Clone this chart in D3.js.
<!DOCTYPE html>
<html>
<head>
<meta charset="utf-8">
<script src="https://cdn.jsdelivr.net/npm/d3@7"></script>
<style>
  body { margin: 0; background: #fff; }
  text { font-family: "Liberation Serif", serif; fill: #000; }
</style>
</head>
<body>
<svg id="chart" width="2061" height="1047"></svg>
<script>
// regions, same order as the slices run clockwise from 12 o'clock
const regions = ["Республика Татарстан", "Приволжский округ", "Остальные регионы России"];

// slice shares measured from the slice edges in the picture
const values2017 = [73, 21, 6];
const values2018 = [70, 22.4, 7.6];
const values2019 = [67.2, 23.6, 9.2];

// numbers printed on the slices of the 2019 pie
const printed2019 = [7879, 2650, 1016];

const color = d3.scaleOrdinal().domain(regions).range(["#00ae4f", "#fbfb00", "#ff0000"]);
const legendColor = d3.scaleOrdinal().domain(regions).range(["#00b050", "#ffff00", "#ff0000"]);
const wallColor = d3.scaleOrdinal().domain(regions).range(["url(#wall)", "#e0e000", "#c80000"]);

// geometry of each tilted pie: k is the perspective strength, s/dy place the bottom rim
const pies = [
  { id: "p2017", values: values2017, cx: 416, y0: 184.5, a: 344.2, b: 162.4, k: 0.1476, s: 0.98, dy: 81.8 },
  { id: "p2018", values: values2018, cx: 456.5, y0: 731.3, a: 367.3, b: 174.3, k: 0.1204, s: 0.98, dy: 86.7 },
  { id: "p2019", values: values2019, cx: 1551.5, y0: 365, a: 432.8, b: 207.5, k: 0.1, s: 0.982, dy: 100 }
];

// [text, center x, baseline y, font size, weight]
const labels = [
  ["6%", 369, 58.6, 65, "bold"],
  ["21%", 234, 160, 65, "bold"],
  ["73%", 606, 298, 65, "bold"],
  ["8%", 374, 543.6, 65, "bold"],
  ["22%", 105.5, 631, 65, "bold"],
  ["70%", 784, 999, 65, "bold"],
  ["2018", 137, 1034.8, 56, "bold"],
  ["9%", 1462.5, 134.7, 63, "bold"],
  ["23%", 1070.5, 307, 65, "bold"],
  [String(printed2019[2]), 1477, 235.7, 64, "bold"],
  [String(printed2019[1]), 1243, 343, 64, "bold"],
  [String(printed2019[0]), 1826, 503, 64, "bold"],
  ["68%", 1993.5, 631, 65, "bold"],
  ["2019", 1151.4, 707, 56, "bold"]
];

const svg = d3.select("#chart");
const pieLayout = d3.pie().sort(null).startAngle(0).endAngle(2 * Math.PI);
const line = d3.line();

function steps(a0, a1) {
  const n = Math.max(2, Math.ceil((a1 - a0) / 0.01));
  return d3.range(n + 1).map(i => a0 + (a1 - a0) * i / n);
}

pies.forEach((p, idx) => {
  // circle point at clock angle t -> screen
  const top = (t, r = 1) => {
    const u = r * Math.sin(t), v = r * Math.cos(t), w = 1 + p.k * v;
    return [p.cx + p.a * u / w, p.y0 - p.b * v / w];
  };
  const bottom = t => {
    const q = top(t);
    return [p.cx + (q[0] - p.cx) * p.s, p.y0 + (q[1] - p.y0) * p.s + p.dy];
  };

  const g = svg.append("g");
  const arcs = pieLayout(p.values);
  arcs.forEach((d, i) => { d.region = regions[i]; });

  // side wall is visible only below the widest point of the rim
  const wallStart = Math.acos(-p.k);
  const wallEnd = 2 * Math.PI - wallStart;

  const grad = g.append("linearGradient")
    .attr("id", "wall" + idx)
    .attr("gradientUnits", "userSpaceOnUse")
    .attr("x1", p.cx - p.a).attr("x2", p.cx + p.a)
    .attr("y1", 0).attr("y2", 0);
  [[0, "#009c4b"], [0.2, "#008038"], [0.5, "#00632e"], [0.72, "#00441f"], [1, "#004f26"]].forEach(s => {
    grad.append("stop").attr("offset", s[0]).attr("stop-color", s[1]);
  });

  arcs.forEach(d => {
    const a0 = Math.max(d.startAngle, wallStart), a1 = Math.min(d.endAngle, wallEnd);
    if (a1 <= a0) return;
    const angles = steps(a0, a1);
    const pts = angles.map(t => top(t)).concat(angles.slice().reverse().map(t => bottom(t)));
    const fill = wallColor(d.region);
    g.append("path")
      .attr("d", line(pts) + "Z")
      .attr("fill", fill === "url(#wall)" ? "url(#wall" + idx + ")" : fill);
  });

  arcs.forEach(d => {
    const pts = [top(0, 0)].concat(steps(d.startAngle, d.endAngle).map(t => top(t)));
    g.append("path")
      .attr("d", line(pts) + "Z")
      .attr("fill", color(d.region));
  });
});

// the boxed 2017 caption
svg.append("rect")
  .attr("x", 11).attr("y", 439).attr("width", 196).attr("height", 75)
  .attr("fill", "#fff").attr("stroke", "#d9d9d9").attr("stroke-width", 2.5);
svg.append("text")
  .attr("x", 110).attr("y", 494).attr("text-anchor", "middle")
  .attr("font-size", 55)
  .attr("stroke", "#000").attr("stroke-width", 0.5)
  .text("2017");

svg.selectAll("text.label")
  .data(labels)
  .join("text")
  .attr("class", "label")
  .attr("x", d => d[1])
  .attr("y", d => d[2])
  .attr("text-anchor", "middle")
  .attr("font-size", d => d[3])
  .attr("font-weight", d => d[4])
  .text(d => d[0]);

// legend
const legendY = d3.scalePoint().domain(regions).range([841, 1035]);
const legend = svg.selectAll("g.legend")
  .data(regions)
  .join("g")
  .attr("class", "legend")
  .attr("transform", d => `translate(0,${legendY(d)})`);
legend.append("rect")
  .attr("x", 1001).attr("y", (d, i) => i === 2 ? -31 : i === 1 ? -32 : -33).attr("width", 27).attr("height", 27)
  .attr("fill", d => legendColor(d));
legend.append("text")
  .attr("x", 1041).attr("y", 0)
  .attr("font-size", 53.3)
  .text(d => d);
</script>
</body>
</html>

_AIM OF THE EXERCISE_. State how many lines above include the word "chart", and nothing more.

_ANSWER TO THIS EXERCISE_. 3